Given instruction: The lines to extract run from the first line of the material below to the line containing "const BIN_WIDTH = 0.025;", both included; leave the pictures behind.

Data section:

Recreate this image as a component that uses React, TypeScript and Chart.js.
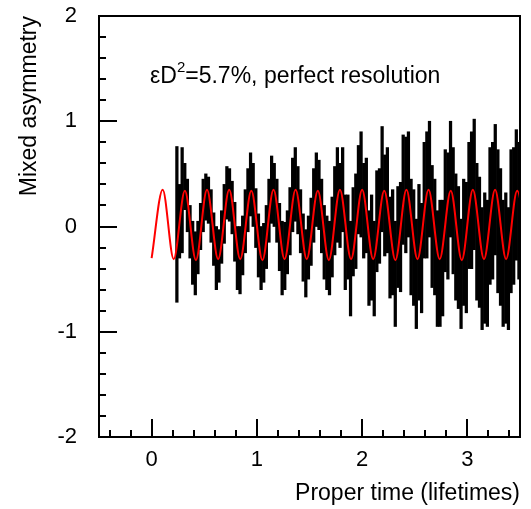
import React, { useEffect, useRef } from 'react';
import { Chart, registerables } from 'chart.js';

Chart.register(...registerables);

// ---- data ----
const BIN_START = 0.24;
const BIN_WIDTH = 0.025;

const asymValues = [
  0.02, 0.05, 0.25, 0.38, 0.20, -0.05, -0.25, -0.35, -0.20, 0.00,
  0.20, 0.28, 0.25, 0.10, -0.12, -0.30, -0.28, -0.10, 0.12, 0.32,
  0.30, 0.18, -0.05, -0.30, -0.32, -0.18, 0.05, 0.25, 0.40, 0.30,
  0.08, -0.18, -0.30, -0.25, -0.10, 0.15, 0.35, 0.30, 0.15, -0.10,
  -0.30, -0.28, -0.15, 0.05, 0.30, 0.40, 0.25, 0.05, -0.20, -0.35,
  -0.20, -0.05, 0.20, 0.35, 0.30, 0.10, -0.15, -0.25, -0.30, -0.10,
  0.15, 0.30, 0.20, 0.35, -0.15, -0.10, -0.40, -0.05, 0.05, 0.35,
  0.40, 0.15, 0.20, -0.30, -0.20, -0.40, 0.05, 0.10, 0.45, 0.20,
  0.25, -0.20, -0.15, -0.45, -0.10, -0.10, 0.35, 0.30, 0.40, -0.10,
  -0.20, -0.45, -0.15, -0.30, 0.25, 0.30, 0.45, 0.00, -0.10, -0.40,
  -0.35, -0.30, 0.15, 0.10, 0.45, 0.15, -0.10, -0.20, -0.45, -0.15,
  -0.20, 0.20, 0.25, 0.40, -0.05, -0.15, -0.40, -0.30, -0.35, 0.10,
  0.15, 0.35, 0.05, -0.10, -0.35, -0.30, -0.40, 0.05, 0.10, 0.30, 0.15,
];

const asymErrors = [
  0.74, 0.35, 0.50, 0.22, 0.25, 0.25, 0.30, 0.30, 0.25, 0.22,
  0.25, 0.22, 0.22, 0.25, 0.25, 0.30, 0.25, 0.25, 0.28, 0.25,
  0.25, 0.25, 0.28, 0.30, 0.32, 0.28, 0.30, 0.30, 0.30, 0.30,
  0.28, 0.30, 0.30, 0.28, 0.30, 0.30, 0.32, 0.30, 0.30, 0.32,
  0.35, 0.32, 0.30, 0.32, 0.35, 0.35, 0.32, 0.30, 0.32, 0.32,
  0.30, 0.32, 0.35, 0.35, 0.33, 0.35, 0.35, 0.35, 0.35, 0.38,
  0.42, 0.45, 0.40, 0.40, 0.45, 0.40, 0.45, 0.42, 0.45, 0.42,
  0.50, 0.45, 0.45, 0.45, 0.50, 0.45, 0.48, 0.45, 0.50, 0.48,
  0.50, 0.48, 0.50, 0.50, 0.48, 0.52, 0.52, 0.55, 0.50, 0.55,
  0.55, 0.52, 0.55, 0.52, 0.55, 0.60, 0.55, 0.58, 0.55, 0.55,
  0.60, 0.55, 0.58, 0.60, 0.55, 0.60, 0.60, 0.58, 0.52, 0.60,
  0.62, 0.60, 0.65, 0.62, 0.65, 0.62, 0.58, 0.62, 0.60, 0.65,
  0.65, 0.62, 0.68, 0.65, 0.60, 0.62, 0.58, 0.68, 0.65, 0.62, 0.65,
];

const curveTimes = [
  0, 0.105, 0.21, 0.316, 0.421, 0.526, 0.632, 0.737, 0.842, 0.947,
  1.053, 1.158, 1.263, 1.368, 1.474, 1.579, 1.684, 1.789, 1.895, 2.0,
  2.105, 2.21, 2.316, 2.421, 2.526, 2.631, 2.737, 2.842, 2.947, 3.052,
  3.158, 3.263, 3.368, 3.473, 3.579,
];
const curveValues = [
  -0.30, 0.35, -0.31, 0.34, -0.32, 0.35, -0.31, 0.35, -0.31, 0.34,
  -0.32, 0.35, -0.31, 0.35, -0.31, 0.34, -0.32, 0.35, -0.31, 0.35,
  -0.31, 0.34, -0.32, 0.35, -0.31, 0.35, -0.31, 0.34, -0.32, 0.35,
  -0.31, 0.35, -0.31, 0.34, -0.31,
];

const xTickValues = [0, 1, 2, 3];
const yTickValues = [-2, -1, 0, 1, 2];
const X_MIN = -0.5;
const X_MAX = 3.5;
const Y_MIN = -2;
const Y_MAX = 2;
const MINOR_STEP = 0.2;

const xTitle = 'Proper time (lifetimes)';
const yTitle = 'Mixed asymmetry';
const notePrefix = 'εD';
const noteSup = '2';
const noteRest = '=5.7%, perfect resolution';
const NOTE_X = -0.015;
const NOTE_Y = 1.36;

const FONT = '"Liberation Sans", Arial, Helvetica, sans-serif';

export default function App() {
  const ref = useRef<HTMLCanvasElement>(null);

  useEffect(() => {
    if (!ref.current) return;
    const bars = asymValues.map((v, i) => ({
      x: BIN_START + i * BIN_WIDTH,
      y: [v - asymErrors[i], v + asymErrors[i]],
    }));
    const curve = curveTimes.map((t, i) => ({ x: t, y: curveValues[i] }));

    const framePlugin = {
      id: 'frameTicks',
      afterDatasetsDraw(chart: any) {
        const { ctx, chartArea: a, scales } = chart;
        const xs = scales.x;
        const ys = scales.y;
        ctx.save();
        ctx.strokeStyle = '#000';
        ctx.lineWidth = 2;
        ctx.strokeRect(a.left, a.top, a.right - a.left, a.bottom - a.top);
        ctx.beginPath();
        const yk0 = Math.round(Y_MIN / MINOR_STEP);
        const yk1 = Math.round(Y_MAX / MINOR_STEP);
        for (let k = yk0; k <= yk1; k++) {
          const v = k * MINOR_STEP;
          const major = k % 5 === 0;
          const py = Math.round(ys.getPixelForValue(v));
          ctx.moveTo(a.left, py);
          ctx.lineTo(a.left + (major ? 18 : 7), py);
        }
        const xk0 = Math.ceil(X_MIN / MINOR_STEP);
        const xk1 = Math.floor(X_MAX / MINOR_STEP);
        for (let k = xk0; k <= xk1; k++) {
          const v = k * MINOR_STEP;
          const major = k % 5 === 0;
          const px = Math.round(xs.getPixelForValue(v));
          ctx.moveTo(px, a.bottom);
          ctx.lineTo(px, a.bottom - (major ? 18 : 7));
        }
        ctx.stroke();

        // annotation
        const nx = xs.getPixelForValue(NOTE_X);
        const ny = ys.getPixelForValue(NOTE_Y);
        ctx.fillStyle = '#000';
        ctx.textBaseline = 'alphabetic';
        ctx.textAlign = 'left';
        ctx.font = `23px ${FONT}`;
        ctx.fillText(notePrefix, nx, ny);
        let w = ctx.measureText(notePrefix).width;
        ctx.font = `15px ${FONT}`;
        ctx.fillText(noteSup, nx + w, ny - 11);
        w += ctx.measureText(noteSup).width;
        ctx.font = `23px ${FONT}`;
        ctx.fillText(noteRest, nx + w, ny);
        ctx.restore();
      },
    };

    const chart = new Chart(ref.current, {
      type: 'bar',
      data: {
        datasets: [
          {
            type: 'line',
            data: curve,
            borderColor: '#ff0000',
            borderWidth: 2,
            pointRadius: 0,
            cubicInterpolationMode: 'monotone',
            fill: false,
            clip: 0,
            order: 1,
          } as any,
          {
            type: 'bar',
            data: bars,
            backgroundColor: '#000000',
            borderWidth: 0,
            barThickness: 2.6,
            grouped: false,
            order: 2,
          } as any,
        ],
      },
      options: {
        animation: false,
        responsive: false,
        maintainAspectRatio: false,
        layout: { padding: { top: 16, right: 11, left: 0, bottom: 0 } },
        plugins: { legend: { display: false }, tooltip: { enabled: false } },
        scales: {
          x: {
            type: 'linear',
            min: X_MIN,
            max: X_MAX,
            offset: false,
            afterBuildTicks: (s: any) => {
              s.ticks = xTickValues.map((v) => ({ value: v }));
            },
            afterFit: (s: any) => {
              s.height = 72;
              s.paddingLeft = 0;
              s.paddingRight = 0;
              s.paddingTop = 0;
              s.paddingBottom = 0;
            },
            grid: { display: false, drawTicks: false },
            border: { display: false },
            ticks: {
              color: '#000',
              font: { family: FONT, size: 22 },
              padding: 10,
              maxRotation: 0,
              autoSkip: false,
            },
            title: {
              display: true,
              text: xTitle,
              align: 'end',
              color: '#000',
              font: { family: FONT, size: 23 },
              padding: { top: 0, bottom: 2 },
            },
          },
          y: {
            type: 'linear',
            min: Y_MIN,
            max: Y_MAX,
            afterBuildTicks: (s: any) => {
              s.ticks = yTickValues.map((v) => ({ value: v }));
            },
            afterFit: (s: any) => {
              s.width = 99;
              s.paddingLeft = 0;
              s.paddingRight = 0;
              s.paddingTop = 0;
              s.paddingBottom = 0;
            },
            grid: { display: false, drawTicks: false },
            border: { display: false },
            ticks: {
              color: '#000',
              font: { family: FONT, size: 22 },
              padding: 22,
              autoSkip: false,
            },
            title: {
              display: true,
              text: yTitle,
              align: 'end',
              color: '#000',
              font: { family: FONT, size: 23 },
              padding: { top: 16, bottom: 0 },
            },
          },
        },
      },
      plugins: [framePlugin],
    } as any);

    return () => chart.destroy();
  }, []);

  return (
    <div style={{ position: 'absolute', left: 0, top: 0, width: 531, height: 509, background: '#fff' }}>
      <canvas ref={ref} width={531} height={509} style={{ display: 'block' }} />
    </div>
  );
}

Written answer:
Recreate this image as a component that uses React, TypeScript and Chart.js.
import React, { useEffect, useRef } from 'react';
import { Chart, registerables } from 'chart.js';

Chart.register(...registerables);

// ---- data ----
const BIN_START = 0.24;
const BIN_WIDTH = 0.025;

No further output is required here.